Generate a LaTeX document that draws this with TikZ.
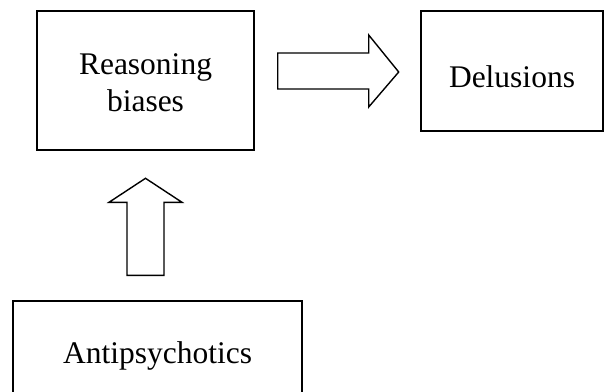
\documentclass[tikz,border=0pt]{standalone}
\usepackage{fontspec}
\setmainfont{Liberation Serif}
\begin{document}
\begin{tikzpicture}[x=1pt,y=-1pt,
  box/.style={draw=black, line width=1.4pt, inner sep=0pt, align=center,
    font=\fontsize{31.5}{37}\selectfont},
  fatarrow/.style={draw=black, line width=1.4pt, line join=miter, fill=white}]
  \useasboundingbox (0,0) rectangle (604,391);
  \clip (0,0) rectangle (604,391);
  % boxes
  \node[box, minimum width=217pt, minimum height=139pt, text height=63pt] (rb) at (145.5,80.5) {Reasoning\\biases};
  \node[box, minimum width=182pt, minimum height=120pt, text height=34pt] (del) at (512,71) {Delusions};
  \node[box, minimum width=289pt, minimum height=110pt] (anti) at (157.5,356) {Antipsychotics};
  % block arrows between the boxes
  \coordinate (r0) at ([xshift=23pt]rb.east |- del.center);
  \coordinate (u0) at ([yshift=25pt]anti.north -| rb.south);
  \draw[fatarrow] (r0) ++(0,-18) -- ++(91,0) -- ++(0,-18) -- ++(30,37) -- ++(-30,35) -- ++(0,-18) -- ++(-91,0) -- cycle;
  \draw[fatarrow] (u0) ++(-18.5,0) -- ++(0,-73) -- ++(-18,0) -- ++(36.5,-24) -- ++(36.5,24) -- ++(-18,0) -- ++(0,73) -- cycle;
\end{tikzpicture}
\end{document}
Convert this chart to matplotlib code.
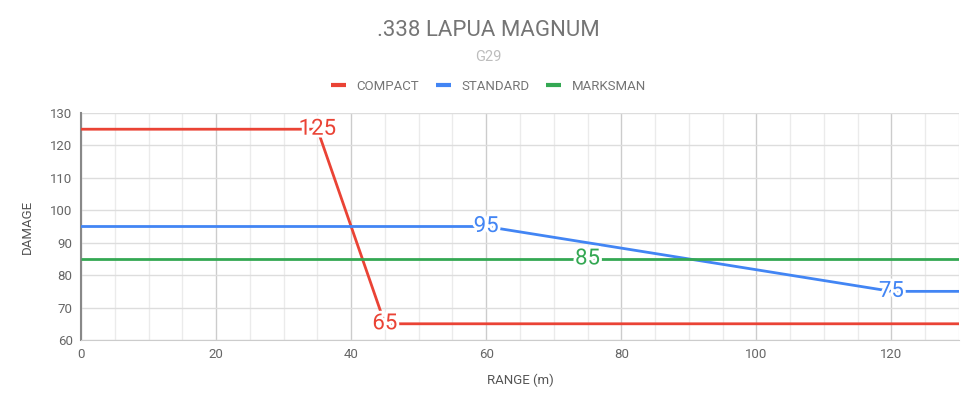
import matplotlib
matplotlib.use("Agg")
import matplotlib.pyplot as plt
import matplotlib.patheffects as pe
from matplotlib.ticker import MultipleLocator

plt.rcParams['font.family'] = ['Roboto', 'DejaVu Sans']

series_names = ["COMPACT", "STANDARD", "MARKSMAN"]
compact_x = [0, 35, 45, 130]
compact_y = [125, 125, 65, 65]
standard_x = [0, 60, 120, 130]
standard_y = [95, 95, 75, 75]
marksman_x = [0, 75, 130]
marksman_y = [85, 85, 85]
labels = [  # (series index, x, y)
    (0, 35, 125), (0, 45, 65), (1, 60, 95), (1, 120, 75), (2, 75, 85)
]
colors = ["#ea4335", "#4285f4", "#34a853"]

fig = plt.figure(figsize=(9.77, 4.11), dpi=100)
ax = fig.add_axes([81/977, (411-340)/411, (959-81)/977, (340-113)/411])

xs = [compact_x, standard_x, marksman_x]
ys = [compact_y, standard_y, marksman_y]
handles = []
for i in range(3):
    h, = ax.plot(xs[i], ys[i], color=colors[i], lw=2, label=series_names[i], zorder=3,
                 solid_capstyle='butt')
    handles.append(h)
for si, x, y in labels:
    ax.text(x, y, str(y), color=colors[si], fontsize=16, ha='center', va='center', zorder=4,
            path_effects=[pe.withStroke(linewidth=4, foreground='white')])

ax.set_xlim(0, 130)
ax.set_ylim(60, 130)
ax.xaxis.set_major_locator(MultipleLocator(20))
ax.xaxis.set_minor_locator(MultipleLocator(5))
ax.yaxis.set_major_locator(MultipleLocator(10))
ax.grid(which='major', axis='x', color='#cccccc', lw=1)
ax.grid(which='minor', axis='x', color='#ebebeb', lw=1)
ax.grid(which='major', axis='y', color='#dddddd', lw=1)
ax.set_axisbelow(True)
for s in ['top', 'right']:
    ax.spines[s].set_visible(False)
ax.spines['bottom'].set_color('#cccccc')
ax.spines['left'].set_color('#888888')
ax.spines['left'].set_linewidth(1.5)
ax.tick_params(which='both', length=0, labelsize=9.5, labelcolor='#666666', pad=6)
ax.set_xlabel("RANGE (m)", fontsize=9.5, color='#555555', labelpad=9)
ax.set_ylabel("DAMAGE", fontsize=9.5, color='#555555', labelpad=12)

fig.text(0.5, 1 - 30/411, ".338 LAPUA MAGNUM", ha='center', va='center', fontsize=16, color='#757575')
fig.text(0.5, 1 - 57/411, "G29", ha='center', va='center', fontsize=10.5, color='#bdbdbd')
leg = fig.legend(handles=handles, loc='center', bbox_to_anchor=(0.5, 1 - 86/411), ncol=3,
                 frameon=False, fontsize=9.5, handlelength=1.1, handletextpad=0.8,
                 columnspacing=1.3, labelcolor='#757575')
for lh in leg.get_lines():
    lh.set_linewidth(3)

fig.savefig("out.png", dpi=100, facecolor='white')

## THE REQUEST:
Tell how many lines hold the string "matplotlib", giving the number and nothing else.

## CORRECT RESULT:
6